Real-Time Phoenix’s chapter on deployment should be going into beta in the next 2 weeks and includes a bit on this topic.
5 Likes
Hi @sb8244,
your book “Real-Time Phoenix” has a section called “send a recurring message”. In that section you give a code example of sending a new token to the client every 5 seconds.
Would it be an oversimplification to use your code from that section and change the interval from 5 seconds to a random amount of time between 5 and 9 minutes, to achieve what you describe above?
Thank you 
Thank you for your response.
This is an issue that I absolutely looked into, because it goes hand in hand with the fact that if your websocket service crashes then you’ll have everyone trying to reconnect simultaneously.
I’m using somewhat the same way of fetching tokens, which solves this issue somewhat. If the service is down for more than 10 minutes (my access token lifespan) then I’ll definitely still feel a big spike though.
I included that section precisely for this reason, and it’s definitely a viable technique to serve the token in a message from the Channel itself. This doesn’t work for all cases, though. My token service is separate from the Channel service, so I have the client request the token from the token service every 5-9 minutes (10 minute lifetime).
The objective here is to decrease exposure, not remove it completely. There’s a big difference in looking at a log from 30 days ago and accessing the system, or looking at one from 5 minutes ago and accessing the system.
Great, thanks!
I like this token refresh approach a lot. Still trying to figure out how to address one corner case, though: Session (stored in the cookie) has just expired, but the token refresh code for the websocket keeps refreshing the token.
Maybe a check in the refresh code is needed to make sure the session has not yet expired (or been deleted on the server, if persisted in the db)?
Thank you.
If using Phoenix channels, you can also write your own backoff timer (this is what I did to fix the overload issue):
/**
* Return an exponential backoff based on the given iteration.

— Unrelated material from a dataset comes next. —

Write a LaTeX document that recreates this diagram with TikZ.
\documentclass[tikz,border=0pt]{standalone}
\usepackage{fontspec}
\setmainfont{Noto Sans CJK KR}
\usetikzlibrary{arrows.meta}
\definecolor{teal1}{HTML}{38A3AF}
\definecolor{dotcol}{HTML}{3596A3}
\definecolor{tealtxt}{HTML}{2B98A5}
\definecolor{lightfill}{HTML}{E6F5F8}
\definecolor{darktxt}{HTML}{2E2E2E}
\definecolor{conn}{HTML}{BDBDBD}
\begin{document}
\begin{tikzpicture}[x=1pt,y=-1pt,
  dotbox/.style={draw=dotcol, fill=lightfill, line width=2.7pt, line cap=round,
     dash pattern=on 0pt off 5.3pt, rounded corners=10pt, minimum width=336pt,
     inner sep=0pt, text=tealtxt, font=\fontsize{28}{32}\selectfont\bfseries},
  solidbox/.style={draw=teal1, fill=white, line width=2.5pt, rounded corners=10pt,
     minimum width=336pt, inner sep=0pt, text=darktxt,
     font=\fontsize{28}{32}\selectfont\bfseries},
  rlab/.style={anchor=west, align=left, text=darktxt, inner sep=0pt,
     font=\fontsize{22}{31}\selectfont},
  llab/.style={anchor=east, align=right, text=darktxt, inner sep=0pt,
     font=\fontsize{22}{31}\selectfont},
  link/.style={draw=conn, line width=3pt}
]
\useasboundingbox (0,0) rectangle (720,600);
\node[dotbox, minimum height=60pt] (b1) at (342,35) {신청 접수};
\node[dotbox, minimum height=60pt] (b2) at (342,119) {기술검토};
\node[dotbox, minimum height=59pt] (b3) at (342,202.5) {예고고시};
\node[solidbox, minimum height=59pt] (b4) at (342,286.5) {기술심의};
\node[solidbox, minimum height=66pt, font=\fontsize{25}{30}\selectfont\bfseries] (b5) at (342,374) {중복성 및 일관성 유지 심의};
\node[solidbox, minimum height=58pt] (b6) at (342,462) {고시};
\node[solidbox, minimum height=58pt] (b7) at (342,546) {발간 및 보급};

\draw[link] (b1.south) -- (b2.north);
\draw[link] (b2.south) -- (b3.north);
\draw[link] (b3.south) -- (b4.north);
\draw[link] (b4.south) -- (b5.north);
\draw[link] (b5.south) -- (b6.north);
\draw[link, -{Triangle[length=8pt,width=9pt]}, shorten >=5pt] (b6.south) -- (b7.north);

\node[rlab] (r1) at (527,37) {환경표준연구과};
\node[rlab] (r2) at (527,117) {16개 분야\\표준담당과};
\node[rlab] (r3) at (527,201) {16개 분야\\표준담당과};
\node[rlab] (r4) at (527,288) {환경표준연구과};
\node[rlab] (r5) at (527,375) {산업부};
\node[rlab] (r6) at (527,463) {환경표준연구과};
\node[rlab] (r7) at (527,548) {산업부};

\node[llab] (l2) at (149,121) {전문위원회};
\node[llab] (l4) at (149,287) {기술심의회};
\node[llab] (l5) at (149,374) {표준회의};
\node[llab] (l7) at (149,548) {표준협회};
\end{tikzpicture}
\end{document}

* @param {number} i Number of reconnect attempt (0-indexed)
* @returns {number} Milliseconds to wait for reconnect
*/
function reconnect_backoff(i) {
const rand = Math.random() * 90 * 1000; // Wait for 0-90 seconds per iteration
return rand * i;
}
It can be used with the Phoenix socket implementation by giving it the option { reconnectAfterMs: reconnect_backoff }.
One challenge with a large back off is that it can make small internet flakes much more impactful for users. That’s not necessarily a problem for some applications, everything is a trade-off. Uptime of a real-time app is one of the most important stats, so I try to keep it to extremely high by having short reconnect times.
This is where things start to get a bit tricky and is one reason I use the “client side fetch” approach. Off the top, you may be able to get away with setting a max age of the channel refresh process, and then have the client fetch a new token via Ajax when that occurs. You could manage the timing of that process completely in the channel, with a small handler on the client side and an endpoint to get the token.
Got it, thank you
Btw, this afternoon it occurred to me that a super simple solution would be to simply issue the token any time the cookie gets issued (i.e. on page login), independent of a websocket connect, and have the cookie’s max-age match the token lifetime. This way one would never run into the situation where the token lasts longer than the cookie. Wouldn’t use it with non-expiring cookies, but seems reasonable for something where the session cookie has a max age measured in hours (e.g. 8 hours).
Any thoughts on what I’m missing? Is this creating some significant security issue?
Thank you
P.S.: As I think some more about it, the problem with this approach is probably that tokens are not available across pages, but cookies are?
This seems like it would work. If you have a longer session life or a logout feature, then there would be a few extra hours of overlap. Some security audits may not like that, but it seems like a pretty low issue imo.
It also might depend on how long users stay on a page. Our app is a SPA and many users leave it open all day and even multiple days/weeks.